> TASK STATEMENT: Begin with the first line below and retype each line exactly through the line containing "const months = d3.range(48);". Any pictures are to be left out.

> DATA EXTRACT:
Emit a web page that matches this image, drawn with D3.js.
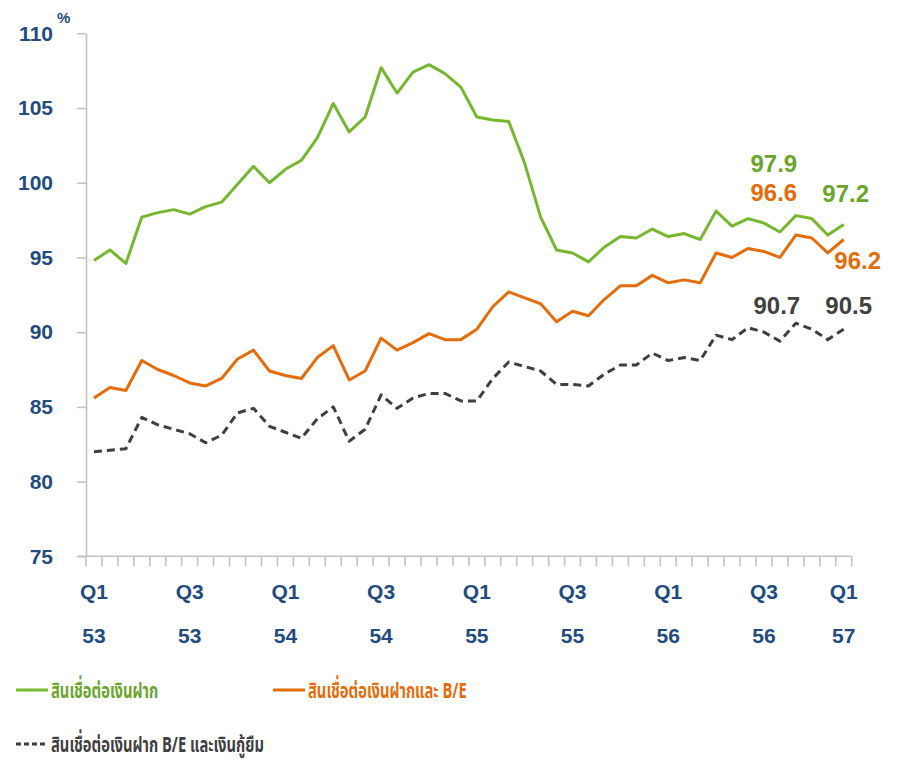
<!DOCTYPE html>
<html>
<head>
<meta charset="utf-8">
<script src="https://cdn.jsdelivr.net/npm/d3@7"></script>
<style>
  body { margin: 0; background: #fff; }
  #chart { width: 898px; height: 762px; }
  text { font-family: "Liberation Sans", Arial, sans-serif; }
</style>
</head>
<body>
<div id="chart"></div>
<script>
// monthly points, Q1/53 .. Q1/57
const months = d3.range(48);

const loanToDeposit = [94.8, 95.5, 94.6, 97.7, 98.0, 98.2, 97.9, 98.4, 98.7, 99.9,
    101.1, 100.0, 100.9, 101.5, 103.0, 105.3, 103.4, 104.4, 107.7, 106.0,
    107.4, 107.9, 107.3, 106.4, 104.4, 104.2, 104.1, 101.3, 97.7, 95.5,
    95.3, 94.7, 95.7, 96.4, 96.3, 96.9, 96.4, 96.6, 96.2, 98.1,
    97.1, 97.6, 97.3, 96.7, 97.8, 97.6, 96.5, 97.2];

const loanToDepositBE = [85.6, 86.3, 86.1, 88.1, 87.5, 87.1, 86.6, 86.4, 86.9, 88.2,
    88.8, 87.4, 87.1, 86.9, 88.3, 89.1, 86.8, 87.4, 89.6, 88.8,
    89.3, 89.9, 89.5, 89.5, 90.2, 91.7, 92.7, 92.3, 91.9, 90.7,
    91.4, 91.1, 92.2, 93.1, 93.1, 93.8, 93.3, 93.5, 93.3, 95.3,
    95.0, 95.6, 95.4, 95.0, 96.5, 96.3, 95.3, 96.2];

const loanToDepositBEBorrow = [82.0, 82.1, 82.2, 84.3, 83.8, 83.5, 83.2, 82.6, 83.1, 84.6,
    84.9, 83.7, 83.3, 82.9, 84.2, 85.0, 82.7, 83.5, 85.8, 84.9,
    85.6, 85.9, 85.9, 85.4, 85.4, 86.9, 88.0, 87.7, 87.4, 86.5,
    86.5, 86.4, 87.2, 87.8, 87.8, 88.6, 88.1, 88.3, 88.1, 89.8,
    89.5, 90.3, 90.0, 89.4, 90.6, 90.2, 89.5, 90.2];

const seriesNames = ["สินเชื่อต่อเงินฝาก", "สินเชื่อต่อเงินฝากและ B/E", "สินเชื่อต่อเงินฝาก B/E และเงินกู้ยืม"];

const tickIndex = [0, 6, 12, 18, 24, 30, 36, 42, 47];
const tickQuarter = ["Q1", "Q3", "Q1", "Q3", "Q1", "Q3", "Q1", "Q3", "Q1"];
const tickYear = ["53", "53", "54", "54", "55", "55", "56", "56", "57"];

const yTicks = [75, 80, 85, 90, 95, 100, 105, 110];

// end-point labels: series index, point index, text
const noteSeries = [0, 0, 1, 1, 2, 2];
const noteIndex = [44, 47, 44, 47, 44, 47];
const noteText = ["97.9", "97.2", "96.6", "96.2", "90.7", "90.5"];

const width = 898, height = 762;
const axisBlue = "#234b7e";
const colors = ["#77b72f", "#e46c0a", "#3f3f3f"];
const labelColors = ["#6aa52d", "#e46c0a", "#404040"];

const svg = d3.select("#chart").append("svg")
    .attr("width", width)
    .attr("height", height);

const x = d3.scaleBand().domain(months).range([86, 851.7]).paddingInner(0).paddingOuter(0);
const y = d3.scaleLinear().domain([75, 110]).range([556.3, 33.3]);
const xc = i => x(i) + x.bandwidth() / 2;

// y axis
const yAxis = svg.append("g")
    .attr("transform", "translate(86,0)")
    .call(d3.axisLeft(y).tickValues(yTicks).tickSize(9).tickPadding(24).tickSizeOuter(0));
yAxis.select(".domain").attr("stroke", "#c3c3c3").attr("stroke-width", 1.6);
yAxis.selectAll(".tick line").attr("stroke", "#c3c3c3").attr("stroke-width", 1.6);
yAxis.selectAll(".tick text")
    .attr("fill", axisBlue)
    .style("font-size", "21px")
    .style("font-weight", "bold");

svg.append("text")
    .attr("x", 57).attr("y", 23)
    .attr("fill", axisBlue)
    .style("font-size", "15px")
    .style("font-weight", "bold")
    .text("%");

// x axis
const xAxisG = svg.append("g").attr("transform", `translate(0,${y(75)})`);
xAxisG.append("line")
    .attr("x1", 77).attr("x2", x.range()[1])
    .attr("stroke", "#c3c3c3").attr("stroke-width", 1.6);
xAxisG.selectAll(".minor")
    .data(d3.range(months.length + 1))
    .enter().append("line")
    .attr("x1", i => 86 + i * x.step())
    .attr("x2", i => 86 + i * x.step())
    .attr("y1", 0).attr("y2", 10)
    .attr("stroke", "#c3c3c3").attr("stroke-width", 1.6);

xAxisG.selectAll(".q")
    .data(tickIndex)
    .enter().append("text")
    .attr("x", i => xc(i))
    .attr("y", 43)
    .attr("text-anchor", "middle")
    .attr("fill", axisBlue)
    .style("font-size", "21px")
    .style("font-weight", "bold")
    .text((d, k) => tickQuarter[k]);

xAxisG.selectAll(".yr")
    .data(tickIndex)
    .enter().append("text")
    .attr("x", i => xc(i))
    .attr("y", 87)
    .attr("text-anchor", "middle")
    .attr("fill", axisBlue)
    .style("font-size", "21px")
    .style("font-weight", "bold")
    .text((d, k) => tickYear[k]);

// lines
const allSeries = [loanToDeposit, loanToDepositBE, loanToDepositBEBorrow];
const line = d3.line().x((d, i) => xc(i)).y(d => y(d));

allSeries.forEach((s, k) => {
    svg.append("path")
        .datum(s)
        .attr("d", line)
        .attr("fill", "none")
        .attr("stroke", colors[k])
        .attr("stroke-width", 3)
        .attr("stroke-linejoin", "round")
        .attr("stroke-dasharray", k === 2 ? "8,5" : null);
});

// value labels
const noteOffset = [[-22, -52], [2, -31], [-22, -42], [14, 21], [-19, -18], [5, -24]];
noteText.forEach((t, k) => {
    const s = allSeries[noteSeries[k]];
    const i = noteIndex[k];
    svg.append("text")
        .attr("x", xc(i) + noteOffset[k][0])
        .attr("y", y(s[i]) + noteOffset[k][1])
        .attr("dy", "0.35em")
        .attr("text-anchor", "middle")
        .attr("fill", labelColors[noteSeries[k]])
        .style("font-size", "24px")
        .style("font-weight", "bold")
        .text(t);
});

// legend (condensed Thai text)
const legendPos = [[16, 690], [273, 690], [16, 744]];
seriesNames.forEach((name, k) => {
    const g = svg.append("g").attr("transform", `translate(${legendPos[k][0]},${legendPos[k][1]})`);
    g.append("line")
        .attr("x1", 0).attr("x2", 32)
        .attr("stroke", colors[k])
        .attr("stroke-width", 3)
        .attr("stroke-dasharray", k === 2 ? "5,3" : null);
    g.append("text")
        .attr("transform", "translate(35,0) scale(0.67,1)")
        .attr("dy", "0.35em")
        .attr("fill", labelColors[k])
        .style("font-family", "'Noto Sans Thai', 'Leelawadee UI', Tahoma, sans-serif")
        .style("font-size", "22px")
        .style("font-weight", "bold")
        .text(name);
});
</script>
</body>
</html>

> COMPLETE ANSWER:
Emit a web page that matches this image, drawn with D3.js.
<!DOCTYPE html>
<html>
<head>
<meta charset="utf-8">
<script src="https://cdn.jsdelivr.net/npm/d3@7"></script>
<style>
  body { margin: 0; background: #fff; }
  #chart { width: 898px; height: 762px; }
  text { font-family: "Liberation Sans", Arial, sans-serif; }
</style>
</head>
<body>
<div id="chart"></div>
<script>
// monthly points, Q1/53 .. Q1/57
const months = d3.range(48);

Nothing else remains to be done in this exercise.